CBR15 PASSPORT (Stamp #7: New to me author)
CBR15 BINGO (Adulthood square: four sisters figuring out their shit)
This book has been touted as a re-telling of Little Women. If you squint a little, I guess it works. It is a book about complicated relationships between four sisters with a domineering mother and a mostly absent father (although not physically absent). Napolitano does even reference Little Women as the sisters try to figure out which Alcott sister they represent. Unlike the classic sisters though, Napolitano’s characters are not as easily pigeon-holed. There is not just one adventurer, one wife and mother, one frail talent, or one flamboyant artist.
The Padavano girls live in a small house in a Chicago neighborhood with their garden-obsessed mother and philosophical father. The eldest is determined to follow a strictly linear path: college, marriage, and baby, and will bend everyone in her orbit to fit within the confines of her plan. The next daughter lives in a holding pattern waiting for poetical love. The youngest sisters, twins, take different forks in the road both at odds with the mother and their Catholic upbringing.
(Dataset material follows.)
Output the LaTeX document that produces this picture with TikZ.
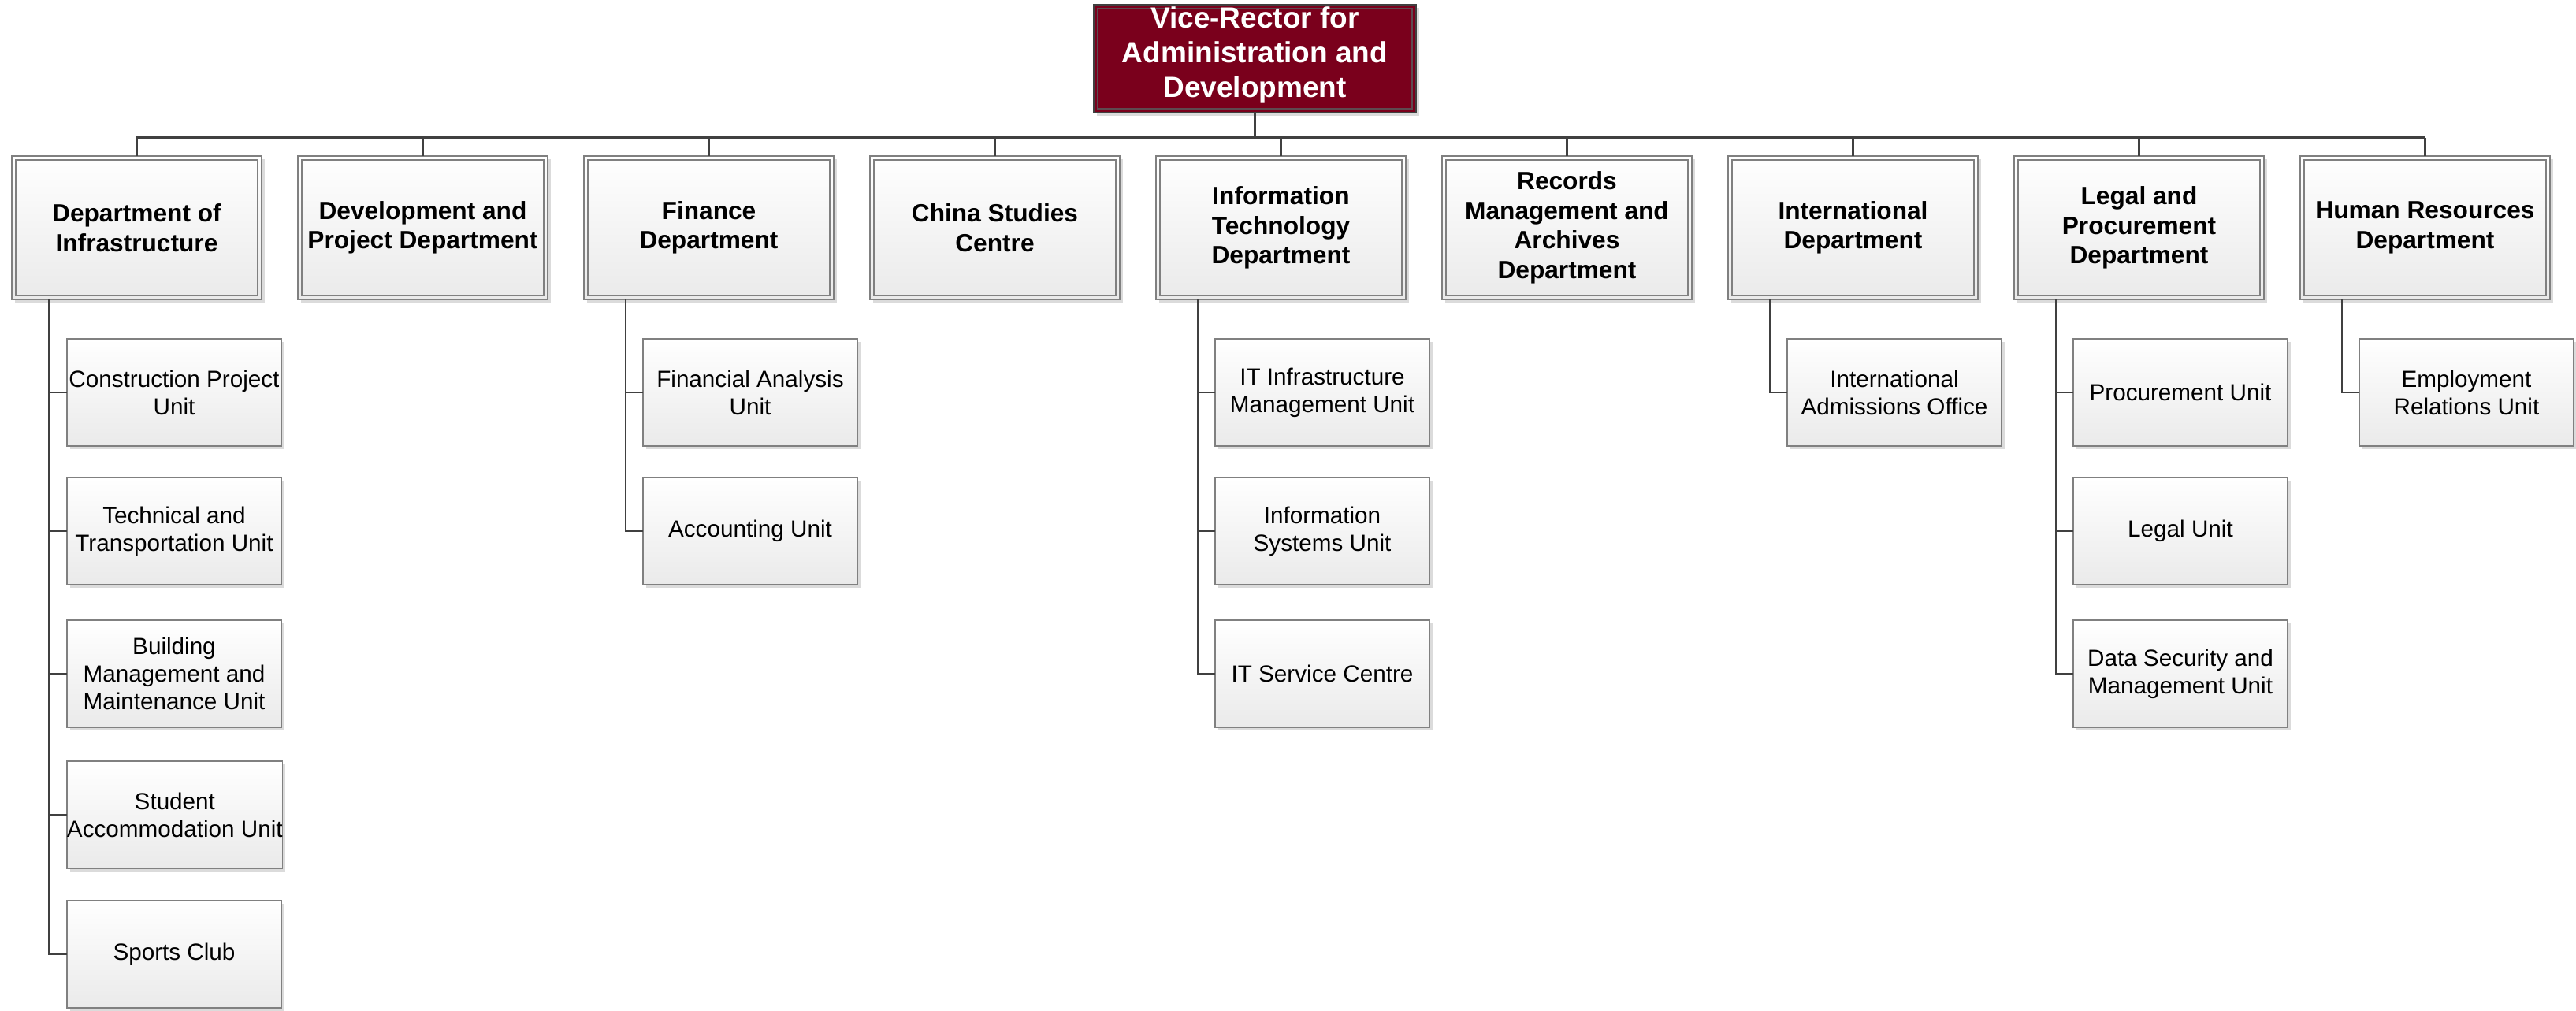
\documentclass[tikz,border=0pt]{standalone}
\usepackage{fontspec}
\setmainfont{Liberation Sans}
\usetikzlibrary{shadows}
\definecolor{vrred}{HTML}{7A001C}
\definecolor{vrinner}{HTML}{5E4A50}
\definecolor{conn}{HTML}{404040}
\definecolor{boxline}{HTML}{808080}
\definecolor{boxbot}{HTML}{EAEAEA}
\begin{document}
\begin{tikzpicture}[x=0.3pt,y=-0.3pt,
  every node/.style={inner sep=0pt, outer sep=0pt},
  shade/.style={drop shadow={shadow xshift=1.1pt, shadow yshift=-1.1pt, fill=black!14, opacity=1}},
  topbox/.style={anchor=north west, minimum width=122.7pt, minimum height=41.1pt,
    fill=vrred, draw=conn, line width=0.5pt, shade},
  toptext/.style={text=white, align=center, font=\fontsize{11.1}{13.2}\selectfont\bfseries},
  deptbox/.style={anchor=north west, minimum width=95.1pt, minimum height=54.6pt,
    draw=boxline, line width=0.45pt, top color=white, bottom color=boxbot, align=center,
    font=\fontsize{9.5}{11.25}\selectfont\bfseries, shade},
  unitbox/.style={anchor=north west, minimum width=81.6pt, minimum height=40.8pt,
    draw=boxline, line width=0.45pt, top color=white, bottom color=boxbot, align=center,
    font=\fontsize{8.9}{10.5}\selectfont, shade},
  bus/.style={draw=conn, line width=0.95pt},
  link/.style={draw=conn, line width=0.65pt}
]
\useasboundingbox (0,0) rectangle (3269,1282);

% top
\node[topbox] (vr) at (1388,6) {};
\draw[vrinner, line width=0.4pt] ([shift={(5,5)}]vr.north west) rectangle ([shift={(-5,-5)}]vr.south east);
\node[toptext] (vrt) at ([yshift=1.4pt]vr.center) {Vice-Rector for\\Administration and\\Development};

% departments
\node[deptbox] (d1) at (15,198)   {Department of\\Infrastructure};
\node[deptbox] (d2) at (378,198)  {Development and\\Project Department};
\node[deptbox] (d3) at (741,198)  {Finance\\Department};
\node[deptbox] (d4) at (1104,198) {China Studies\\Centre};
\node[deptbox] (d5) at (1467,198) {Information\\Technology\\Department};
\node[deptbox] (d6) at (1830,198) {Records\\Management and\\Archives\\Department};
\node[deptbox] (d7) at (2193,198) {International\\Department};
\node[deptbox] (d8) at (2556,198) {Legal and\\Procurement\\Department};
\node[deptbox] (d9) at (2919,198) {Human Resources\\Department};
\foreach \d in {d1,d2,d3,d4,d5,d6,d7,d8,d9}
  \draw[boxline, line width=0.4pt] ([shift={(5,5)}]\d.north west) rectangle ([shift={(-5,-5)}]\d.south east);

% units
\node[unitbox] (u11) at (85,430)  {Construction Project\\Unit};
\node[unitbox] (u12) at (85,606)  {Technical and\\Transportation Unit};
\node[unitbox] (u13) at (85,787)  {Building\\Management and\\Maintenance Unit};
\node[unitbox] (u14) at (85,966)  {Student\\Accommodation Unit};
\node[unitbox] (u15) at (85,1143) {Sports Club};

\node[unitbox] (u31) at (816,430) {Financial Analysis\\Unit};
\node[unitbox] (u32) at (816,606) {Accounting Unit};

\node[unitbox] (u51) at (1542,430) {IT Infrastructure\\Management Unit};
\node[unitbox] (u52) at (1542,606) {Information\\Systems Unit};
\node[unitbox] (u53) at (1542,787) {IT Service Centre};

\node[unitbox] (u71) at (2268,430) {International\\Admissions Office};

\node[unitbox] (u81) at (2631,430) {Procurement Unit};
\node[unitbox] (u82) at (2631,606) {Legal Unit};
\node[unitbox] (u83) at (2631,787) {Data Security and\\Management Unit};

\node[unitbox] (u91) at (2994,430) {Employment\\Relations Unit};

% connectors
\coordinate (busy) at (0,175);
\draw[bus] (vr.south) -- (vr.south |- busy);
\draw[bus] (d1.north |- busy) -- (d9.north |- busy);
\foreach \d in {d1,d2,d3,d4,d5,d6,d7,d8,d9}
  \draw[link] (\d.north |- busy) -- (\d.north);

\coordinate (s1) at (62,0);
\coordinate (s3) at (794,0);
\coordinate (s5) at (1520,0);
\coordinate (s7) at (2246,0);
\coordinate (s8) at (2609,0);
\coordinate (s9) at (2972,0);
\foreach \u in {u11,u12,u13,u14,u15} \draw[link] (d1.south -| s1) |- (\u.west);
\foreach \u in {u31,u32} \draw[link] (d3.south -| s3) |- (\u.west);
\foreach \u in {u51,u52,u53} \draw[link] (d5.south -| s5) |- (\u.west);
\draw[link] (d7.south -| s7) |- (u71.west);
\foreach \u in {u81,u82,u83} \draw[link] (d8.south -| s8) |- (\u.west);
\draw[link] (d9.south -| s9) |- (u91.west);
\end{tikzpicture}
\end{document}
Woven into the fabric of their tight-knit family is a young man without one. A young man so grateful to be part of something, that he forgets himself. (Yes, he’s the sort of Laurie.) Swept up in the emotionally charged Padavano family, he becomes overwhelmed and finds it more and more difficult to be who they want him to be.
I think because I really liked this book, what I didn’t like about it pesters me a bit. I am just a few years younger than the twins and no more than a handful of years younger than the two oldest siblings. Had some issues with the culture here. The sisters gave off a 1950s/1960’s vibe to me. Often the things they said and did reminded me more of my mother’s generation than young women in the early 1980s. I kept wondering where the malt shop was. Even the college campus experience seemed a little off the mark by a decade or two. For those of you who went to college in the 1980s, am I alone in this?
The weird timey-wimey feel is the only reason that I’m not giving this one 5 stars. It did gnaw at me a little and pulled me out of the story at times. Nevertheless, it was a great novel about how each of us engages and sometimes disengages with the world and our struggle to discover who we are and what we want under the pressures of our environment and the thorny thicket of our own nature.